Fallen innocents on blood-stained streets. The defiant banging of pots and pans echoing in the darkness. The birth of a springtime revolution amidst the interrupted lives of a country and its people. On the morning of 1 February 2021, a coup d’état was initiated by the Tatmadaw, Myanmar’s military, effectively overthrowing the democratically elected members of the country’s ruling party, the National League for Democracy, and casting Myanmar into chaos.

This volume collects the poetry and prose of the many writers, cultural figures, and everyday people on the ground in Myanmar’s urban centres, rural countryside and in the diaspora, as they document, memorialize, or merely try to come to grips with the violence and traumas unfolding before their eyes.
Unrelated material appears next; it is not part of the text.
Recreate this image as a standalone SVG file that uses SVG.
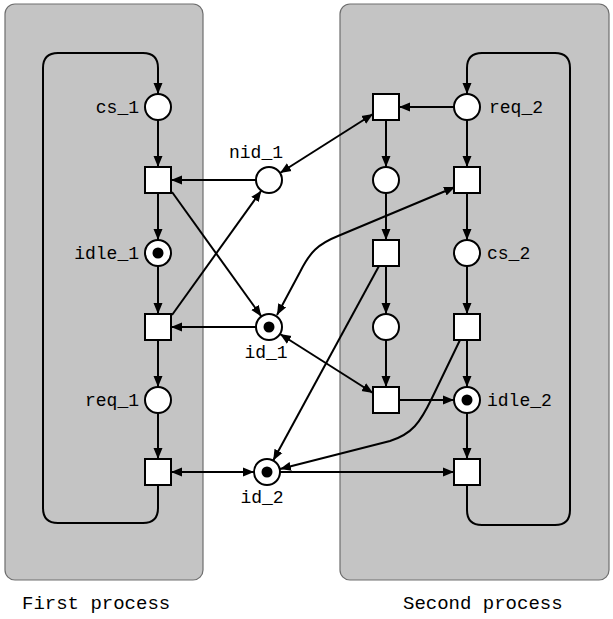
<svg xmlns="http://www.w3.org/2000/svg" width="613" height="619" viewBox="0 0 613 619">
<style>
.panel{fill:#c4c4c4;stroke:#6e6e6e;stroke-width:1.2}
.pl{fill:#fff;stroke:#000;stroke-width:2}
.tr{fill:#fff;stroke:#000;stroke-width:2}
.tok{fill:#000}
.arc{fill:none;stroke:#000;stroke-width:2;marker-end:url(#ah)}
.bi{marker-start:url(#ah)}
.lbl{font-family:"Liberation Mono","Courier New",monospace;font-size:18px;fill:#000}
.cap{font-family:"Liberation Mono","Courier New",monospace;font-size:19px;fill:#000}
</style>
<defs>
<marker id="ah" markerUnits="userSpaceOnUse" markerWidth="12" markerHeight="10" refX="11" refY="5" orient="auto-start-reverse">
<path d="M0,0.5 L11,5 L0,9.5 Z" fill="#000"/>
</marker>
</defs>
<rect width="613" height="619" fill="#fff"/>
<g id="panels">
<rect class="panel" x="5" y="4" width="198" height="576" rx="10"/>
<rect class="panel" x="340" y="4" width="269" height="576" rx="10"/>
</g>
<g id="connectors">
<path class="arc" d="M158,485 V508 Q158,523 143,523 H58 Q43,523 43,508 V68 Q43,53 58,53 H143 Q158,53 158,68 V94"/>
<path class="arc" d="M158,120 V167"/>
<path class="arc" d="M158,193 V240"/>
<path class="arc" d="M158,266 V314"/>
<path class="arc" d="M158,340 V387"/>
<path class="arc" d="M158,413 V459"/>
<path class="arc" d="M256,180 H171"/>
<path class="arc" d="M172,192 L261.4,316.4"/>
<path class="arc" d="M172,315 L261.4,190.5"/>
<path class="arc" d="M256,327 H171"/>
<path class="arc bi" d="M280,173 L373,114"/>
<path class="arc bi" d="M280,334 L373,393"/>
<path class="arc bi" d="M277,315 L300,272 C310,252 318,244 338,236 L455,187"/>
<path class="arc" d="M386,120 V167"/>
<path class="arc" d="M386,193 V240"/>
<path class="arc" d="M386,266 V314"/>
<path class="arc" d="M386,340 V387"/>
<path class="arc" d="M455,107 H399"/>
<path class="arc" d="M467,120 V167"/>
<path class="arc" d="M467,193 V240"/>
<path class="arc" d="M467,266 V314"/>
<path class="arc" d="M467,340 V387"/>
<path class="arc" d="M467,413 V459"/>
<path class="arc" d="M399,400 H454"/>
<path class="arc" d="M467,485 V510 Q467,525 482,525 H555 Q570,525 570,510 V68 Q570,53 555,53 H482 Q467,53 467,68 V94"/>
<path class="arc" d="M379,266 L273.2,460.6"/>
<path class="arc" d="M460,340 L432,398 C420,423 412,434 390,441 L280,469"/>
<path class="arc" d="M280,472 H454"/>
<path class="arc bi" d="M171,472 H254"/>
</g>
<g id="cs_1"><circle class="pl" cx="158" cy="107" r="13"/><text class="lbl" x="139" y="113" text-anchor="end">cs_1</text></g>
<g id="t1"><rect class="tr" x="145" y="167" width="26" height="26"/></g>
<g id="idle_1"><circle class="pl" cx="158" cy="253" r="13"/><circle class="tok" cx="158" cy="253" r="5.5"/><text class="lbl" x="139" y="259" text-anchor="end">idle_1</text></g>
<g id="t2"><rect class="tr" x="145" y="314" width="26" height="26"/></g>
<g id="req_1"><circle class="pl" cx="158" cy="400" r="13"/><text class="lbl" x="139" y="406" text-anchor="end">req_1</text></g>
<g id="t3"><rect class="tr" x="145" y="459" width="26" height="26"/></g>
<g id="nid_1"><circle class="pl" cx="269" cy="180" r="13"/><text class="lbl" x="256" y="158" text-anchor="middle">nid_1</text></g>
<g id="id_1"><circle class="pl" cx="269" cy="327" r="13"/><circle class="tok" cx="269" cy="327" r="5.5"/><text class="lbl" x="266" y="358" text-anchor="middle">id_1</text></g>
<g id="id_2"><circle class="pl" cx="267" cy="472" r="13"/><circle class="tok" cx="267" cy="472" r="5.5"/><text class="lbl" x="262" y="503" text-anchor="middle">id_2</text></g>
<g id="ta1"><rect class="tr" x="373" y="94" width="26" height="26"/></g>
<g id="pa"><circle class="pl" cx="386" cy="180" r="13"/></g>
<g id="ta2"><rect class="tr" x="373" y="240" width="26" height="26"/></g>
<g id="pb"><circle class="pl" cx="386" cy="327" r="13"/></g>
<g id="ta3"><rect class="tr" x="373" y="387" width="26" height="26"/></g>
<g id="req_2"><circle class="pl" cx="467" cy="107" r="13"/><text class="lbl" x="489" y="113">req_2</text></g>
<g id="tb1"><rect class="tr" x="454" y="167" width="26" height="26"/></g>
<g id="cs_2"><circle class="pl" cx="467" cy="253" r="13"/><text class="lbl" x="487" y="259">cs_2</text></g>
<g id="tb2"><rect class="tr" x="454" y="314" width="26" height="26"/></g>
<g id="idle_2"><circle class="pl" cx="467" cy="400" r="13"/><circle class="tok" cx="467" cy="400" r="5.5"/><text class="lbl" x="487" y="406">idle_2</text></g>
<g id="tb3"><rect class="tr" x="454" y="459" width="26" height="26"/></g>
<g id="captions">
<text class="cap" x="22" y="609">First process</text>
<text class="cap" x="403" y="609">Second process</text>
</g>
</svg>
Written in English or translated from the original Burmese the collection includes some of Myanmar’s most important contemporary authors and dissidents, such as Ma Thida, Nyipulay and K Za Win, as well as up and coming authors and poets from all over Myanmar, reflecting the country’s rich cultural and ethnic diversity.

In addition, poetry and essays that reflect socioeconomic life of the so-called transitional Myanmar (2010-2020), a period of relative freedom for writers when much of the censorship regime was lifted and the internet and social media were introduced in the country, as well as prominent protest poems and essays, by dissidents Min Ko Naing, U Win Tin and Min Lu, who lived through the hopes and horrors of the 1988 uprising of Myanmar are featured in this volume.

A feast for the literary imagination, an elegy to those who have fallen, and a courageous act of defiance by those that continue to fight, these firsthand accounts provide an important window into a crucial moment in Myanmar’s history.